▶ _Input data_:
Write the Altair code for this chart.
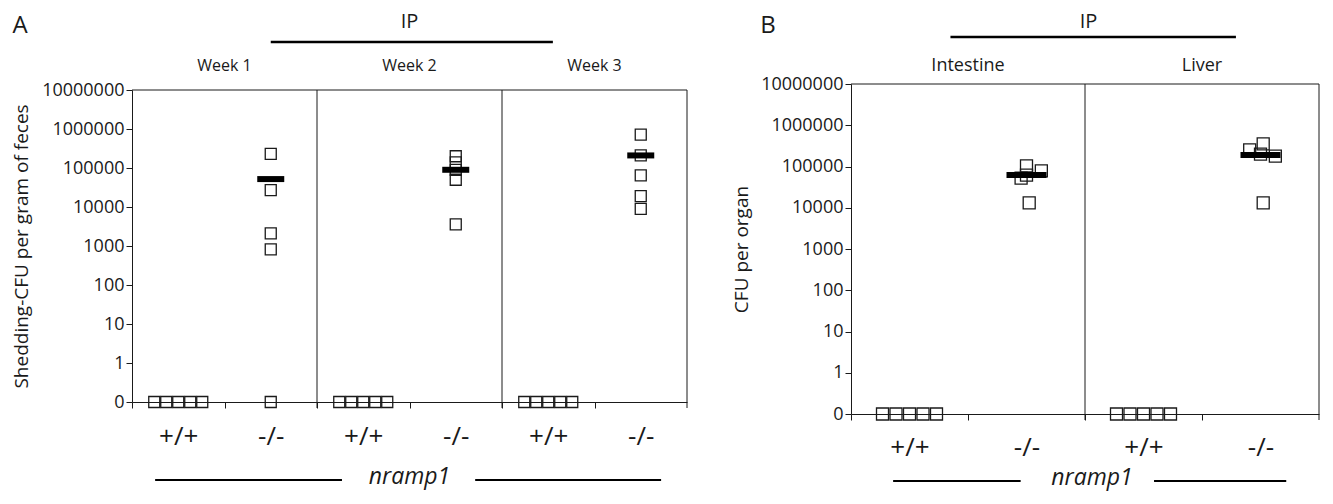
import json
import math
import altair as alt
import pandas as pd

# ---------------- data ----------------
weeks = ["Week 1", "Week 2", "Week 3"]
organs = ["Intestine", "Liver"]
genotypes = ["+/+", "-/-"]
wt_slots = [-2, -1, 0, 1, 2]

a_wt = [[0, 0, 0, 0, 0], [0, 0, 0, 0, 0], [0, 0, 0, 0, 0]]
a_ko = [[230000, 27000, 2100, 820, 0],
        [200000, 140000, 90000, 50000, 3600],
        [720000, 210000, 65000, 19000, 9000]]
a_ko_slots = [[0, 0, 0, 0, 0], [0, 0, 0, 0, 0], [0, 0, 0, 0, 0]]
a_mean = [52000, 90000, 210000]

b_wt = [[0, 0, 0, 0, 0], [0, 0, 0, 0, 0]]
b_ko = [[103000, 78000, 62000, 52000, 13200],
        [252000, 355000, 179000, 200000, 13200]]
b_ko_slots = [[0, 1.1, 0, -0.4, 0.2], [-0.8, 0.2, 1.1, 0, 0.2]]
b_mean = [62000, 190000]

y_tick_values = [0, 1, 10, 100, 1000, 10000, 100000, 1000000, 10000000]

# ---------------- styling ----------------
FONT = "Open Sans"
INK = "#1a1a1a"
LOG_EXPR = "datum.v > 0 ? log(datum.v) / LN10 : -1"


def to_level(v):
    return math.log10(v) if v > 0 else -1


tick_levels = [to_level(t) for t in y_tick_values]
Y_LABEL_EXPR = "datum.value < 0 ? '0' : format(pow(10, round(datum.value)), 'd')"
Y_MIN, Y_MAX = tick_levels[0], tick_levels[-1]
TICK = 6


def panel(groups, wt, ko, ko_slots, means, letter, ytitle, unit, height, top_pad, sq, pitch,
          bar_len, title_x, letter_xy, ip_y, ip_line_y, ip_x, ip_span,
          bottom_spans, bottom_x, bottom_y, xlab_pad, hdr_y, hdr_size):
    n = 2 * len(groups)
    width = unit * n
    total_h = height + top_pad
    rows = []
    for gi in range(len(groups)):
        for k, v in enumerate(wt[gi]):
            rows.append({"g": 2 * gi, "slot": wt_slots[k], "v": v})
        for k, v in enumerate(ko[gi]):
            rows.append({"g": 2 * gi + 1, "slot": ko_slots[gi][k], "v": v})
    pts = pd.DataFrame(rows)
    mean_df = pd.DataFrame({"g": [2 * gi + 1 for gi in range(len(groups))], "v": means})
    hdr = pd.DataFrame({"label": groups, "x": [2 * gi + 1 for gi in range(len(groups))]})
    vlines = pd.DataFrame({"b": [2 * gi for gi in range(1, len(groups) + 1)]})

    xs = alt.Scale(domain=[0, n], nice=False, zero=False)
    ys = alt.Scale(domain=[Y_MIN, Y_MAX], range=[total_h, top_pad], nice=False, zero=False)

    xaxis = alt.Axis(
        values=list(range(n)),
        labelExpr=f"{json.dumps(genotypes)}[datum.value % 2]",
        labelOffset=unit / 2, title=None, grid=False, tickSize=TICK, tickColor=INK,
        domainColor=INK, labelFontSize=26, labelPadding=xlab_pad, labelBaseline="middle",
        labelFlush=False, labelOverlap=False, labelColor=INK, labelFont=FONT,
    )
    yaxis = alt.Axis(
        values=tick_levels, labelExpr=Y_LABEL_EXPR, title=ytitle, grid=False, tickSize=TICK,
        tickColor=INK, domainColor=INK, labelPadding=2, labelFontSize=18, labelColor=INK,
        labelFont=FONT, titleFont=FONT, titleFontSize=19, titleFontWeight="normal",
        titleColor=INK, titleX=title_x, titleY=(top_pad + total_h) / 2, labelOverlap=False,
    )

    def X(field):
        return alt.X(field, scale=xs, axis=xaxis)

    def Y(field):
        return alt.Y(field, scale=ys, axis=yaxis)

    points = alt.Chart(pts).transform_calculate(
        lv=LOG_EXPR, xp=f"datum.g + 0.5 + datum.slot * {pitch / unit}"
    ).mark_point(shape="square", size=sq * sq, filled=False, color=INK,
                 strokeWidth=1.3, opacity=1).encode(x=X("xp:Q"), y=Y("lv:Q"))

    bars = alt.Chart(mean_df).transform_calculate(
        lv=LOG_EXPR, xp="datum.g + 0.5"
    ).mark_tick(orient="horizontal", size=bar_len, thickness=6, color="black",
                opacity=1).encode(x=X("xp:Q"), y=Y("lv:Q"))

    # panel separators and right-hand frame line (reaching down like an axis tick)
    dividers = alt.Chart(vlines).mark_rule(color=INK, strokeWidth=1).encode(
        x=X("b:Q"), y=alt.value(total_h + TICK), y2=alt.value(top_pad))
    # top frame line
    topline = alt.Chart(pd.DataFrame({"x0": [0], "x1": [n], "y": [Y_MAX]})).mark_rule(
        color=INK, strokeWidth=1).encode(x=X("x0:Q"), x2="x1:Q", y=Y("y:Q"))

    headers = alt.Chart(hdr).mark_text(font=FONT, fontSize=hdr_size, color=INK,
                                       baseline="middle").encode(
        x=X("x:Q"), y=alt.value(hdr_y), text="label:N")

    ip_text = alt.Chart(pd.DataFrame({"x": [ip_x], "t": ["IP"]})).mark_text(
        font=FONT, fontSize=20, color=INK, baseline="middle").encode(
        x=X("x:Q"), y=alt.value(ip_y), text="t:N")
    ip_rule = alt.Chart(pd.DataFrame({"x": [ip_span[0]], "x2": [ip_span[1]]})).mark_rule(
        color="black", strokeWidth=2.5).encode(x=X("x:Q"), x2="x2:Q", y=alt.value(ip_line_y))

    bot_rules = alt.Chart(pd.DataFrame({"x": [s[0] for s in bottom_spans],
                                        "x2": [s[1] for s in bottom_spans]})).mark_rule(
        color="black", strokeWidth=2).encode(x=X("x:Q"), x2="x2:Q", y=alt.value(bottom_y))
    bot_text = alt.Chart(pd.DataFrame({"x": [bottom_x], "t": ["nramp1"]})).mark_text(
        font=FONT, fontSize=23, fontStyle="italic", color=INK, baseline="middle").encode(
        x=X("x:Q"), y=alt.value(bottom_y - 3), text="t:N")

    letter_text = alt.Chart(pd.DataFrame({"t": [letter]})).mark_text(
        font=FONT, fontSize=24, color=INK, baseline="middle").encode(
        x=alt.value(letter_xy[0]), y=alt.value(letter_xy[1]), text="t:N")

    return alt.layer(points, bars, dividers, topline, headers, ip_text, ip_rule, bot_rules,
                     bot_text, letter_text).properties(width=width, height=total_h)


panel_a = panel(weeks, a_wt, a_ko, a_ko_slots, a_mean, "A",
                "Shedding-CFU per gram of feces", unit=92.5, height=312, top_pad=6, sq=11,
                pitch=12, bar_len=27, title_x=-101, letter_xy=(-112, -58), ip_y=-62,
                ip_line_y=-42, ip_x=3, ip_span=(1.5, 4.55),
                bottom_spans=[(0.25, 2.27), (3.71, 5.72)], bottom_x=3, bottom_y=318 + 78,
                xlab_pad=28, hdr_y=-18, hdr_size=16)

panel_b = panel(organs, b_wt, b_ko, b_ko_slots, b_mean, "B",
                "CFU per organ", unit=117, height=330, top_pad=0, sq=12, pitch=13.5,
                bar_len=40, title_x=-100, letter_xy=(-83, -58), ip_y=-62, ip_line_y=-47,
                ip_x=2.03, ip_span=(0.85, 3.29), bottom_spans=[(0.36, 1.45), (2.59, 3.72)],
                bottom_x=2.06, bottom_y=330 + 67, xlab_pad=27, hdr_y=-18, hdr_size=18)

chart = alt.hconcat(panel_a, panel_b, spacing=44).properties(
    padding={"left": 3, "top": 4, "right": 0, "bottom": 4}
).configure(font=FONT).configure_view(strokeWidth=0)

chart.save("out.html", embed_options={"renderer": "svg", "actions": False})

==

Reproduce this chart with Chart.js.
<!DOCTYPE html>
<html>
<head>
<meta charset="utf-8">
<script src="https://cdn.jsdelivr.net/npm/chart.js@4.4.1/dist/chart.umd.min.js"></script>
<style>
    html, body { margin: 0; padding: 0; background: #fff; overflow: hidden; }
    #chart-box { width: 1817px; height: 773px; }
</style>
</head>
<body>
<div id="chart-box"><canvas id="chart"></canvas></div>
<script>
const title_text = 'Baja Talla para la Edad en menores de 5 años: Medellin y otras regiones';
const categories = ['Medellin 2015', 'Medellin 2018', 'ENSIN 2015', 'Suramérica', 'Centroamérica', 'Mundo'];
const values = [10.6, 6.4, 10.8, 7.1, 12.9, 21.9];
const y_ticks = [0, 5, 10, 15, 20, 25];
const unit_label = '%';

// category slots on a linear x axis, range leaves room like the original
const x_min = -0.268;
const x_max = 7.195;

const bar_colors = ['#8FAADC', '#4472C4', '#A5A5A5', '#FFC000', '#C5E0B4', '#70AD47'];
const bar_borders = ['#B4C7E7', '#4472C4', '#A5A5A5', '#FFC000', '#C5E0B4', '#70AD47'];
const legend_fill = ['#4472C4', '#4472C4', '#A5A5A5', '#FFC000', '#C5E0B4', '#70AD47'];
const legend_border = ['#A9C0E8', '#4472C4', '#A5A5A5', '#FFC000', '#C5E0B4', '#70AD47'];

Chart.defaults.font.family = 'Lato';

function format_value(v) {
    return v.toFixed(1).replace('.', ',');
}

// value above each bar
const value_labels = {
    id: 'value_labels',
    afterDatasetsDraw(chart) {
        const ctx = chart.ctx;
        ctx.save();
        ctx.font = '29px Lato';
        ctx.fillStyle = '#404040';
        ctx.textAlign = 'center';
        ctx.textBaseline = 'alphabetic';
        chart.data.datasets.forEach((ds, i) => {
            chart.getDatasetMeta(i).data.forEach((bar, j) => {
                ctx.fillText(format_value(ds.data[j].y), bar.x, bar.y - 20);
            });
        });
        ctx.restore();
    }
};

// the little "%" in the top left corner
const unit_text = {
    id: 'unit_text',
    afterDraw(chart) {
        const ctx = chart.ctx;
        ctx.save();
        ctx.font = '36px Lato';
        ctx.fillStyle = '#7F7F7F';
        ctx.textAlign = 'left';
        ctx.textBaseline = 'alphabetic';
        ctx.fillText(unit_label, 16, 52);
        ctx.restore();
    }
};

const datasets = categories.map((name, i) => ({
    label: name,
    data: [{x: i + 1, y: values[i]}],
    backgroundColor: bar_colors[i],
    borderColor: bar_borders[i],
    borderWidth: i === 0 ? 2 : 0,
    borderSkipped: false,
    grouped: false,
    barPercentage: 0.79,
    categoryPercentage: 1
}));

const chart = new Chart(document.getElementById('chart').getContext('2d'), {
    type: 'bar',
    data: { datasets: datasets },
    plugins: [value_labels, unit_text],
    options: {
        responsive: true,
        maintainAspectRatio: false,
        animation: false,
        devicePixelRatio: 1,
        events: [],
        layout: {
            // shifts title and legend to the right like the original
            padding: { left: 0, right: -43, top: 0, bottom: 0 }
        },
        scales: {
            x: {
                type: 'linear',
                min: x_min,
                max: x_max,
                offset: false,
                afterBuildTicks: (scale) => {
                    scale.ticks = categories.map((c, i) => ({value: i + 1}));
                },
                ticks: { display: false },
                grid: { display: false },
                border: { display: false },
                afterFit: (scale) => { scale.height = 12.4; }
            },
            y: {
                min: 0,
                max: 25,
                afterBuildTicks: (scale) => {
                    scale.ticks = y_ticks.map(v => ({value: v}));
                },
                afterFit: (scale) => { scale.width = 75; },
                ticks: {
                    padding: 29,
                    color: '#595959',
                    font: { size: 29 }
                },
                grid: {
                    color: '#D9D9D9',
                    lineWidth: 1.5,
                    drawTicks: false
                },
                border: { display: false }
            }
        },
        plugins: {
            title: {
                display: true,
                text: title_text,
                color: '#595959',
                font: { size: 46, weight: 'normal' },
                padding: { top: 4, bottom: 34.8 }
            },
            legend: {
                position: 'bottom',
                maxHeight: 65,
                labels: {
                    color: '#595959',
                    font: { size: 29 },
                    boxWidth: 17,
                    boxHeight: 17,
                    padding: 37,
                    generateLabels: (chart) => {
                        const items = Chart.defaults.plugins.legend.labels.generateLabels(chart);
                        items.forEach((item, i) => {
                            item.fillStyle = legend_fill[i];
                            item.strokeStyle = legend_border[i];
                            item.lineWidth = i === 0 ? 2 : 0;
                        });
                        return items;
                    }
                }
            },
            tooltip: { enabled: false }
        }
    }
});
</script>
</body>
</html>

▶ _What the task requires_:
Begin at the line containing "Write the Altair code for this chart.", end at the line containing "100000, 1000000, 10000000]", and copy those lines word for word, both included. Skip pictures.

▶ _Expected answer_:
Write the Altair code for this chart.
import json
import math
import altair as alt
import pandas as pd

# ---------------- data ----------------
weeks = ["Week 1", "Week 2", "Week 3"]
organs = ["Intestine", "Liver"]
genotypes = ["+/+", "-/-"]
wt_slots = [-2, -1, 0, 1, 2]

a_wt = [[0, 0, 0, 0, 0], [0, 0, 0, 0, 0], [0, 0, 0, 0, 0]]
a_ko = [[230000, 27000, 2100, 820, 0],
        [200000, 140000, 90000, 50000, 3600],
        [720000, 210000, 65000, 19000, 9000]]
a_ko_slots = [[0, 0, 0, 0, 0], [0, 0, 0, 0, 0], [0, 0, 0, 0, 0]]
a_mean = [52000, 90000, 210000]

b_wt = [[0, 0, 0, 0, 0], [0, 0, 0, 0, 0]]
b_ko = [[103000, 78000, 62000, 52000, 13200],
        [252000, 355000, 179000, 200000, 13200]]
b_ko_slots = [[0, 1.1, 0, -0.4, 0.2], [-0.8, 0.2, 1.1, 0, 0.2]]
b_mean = [62000, 190000]

y_tick_values = [0, 1, 10, 100, 1000, 10000, 100000, 1000000, 10000000]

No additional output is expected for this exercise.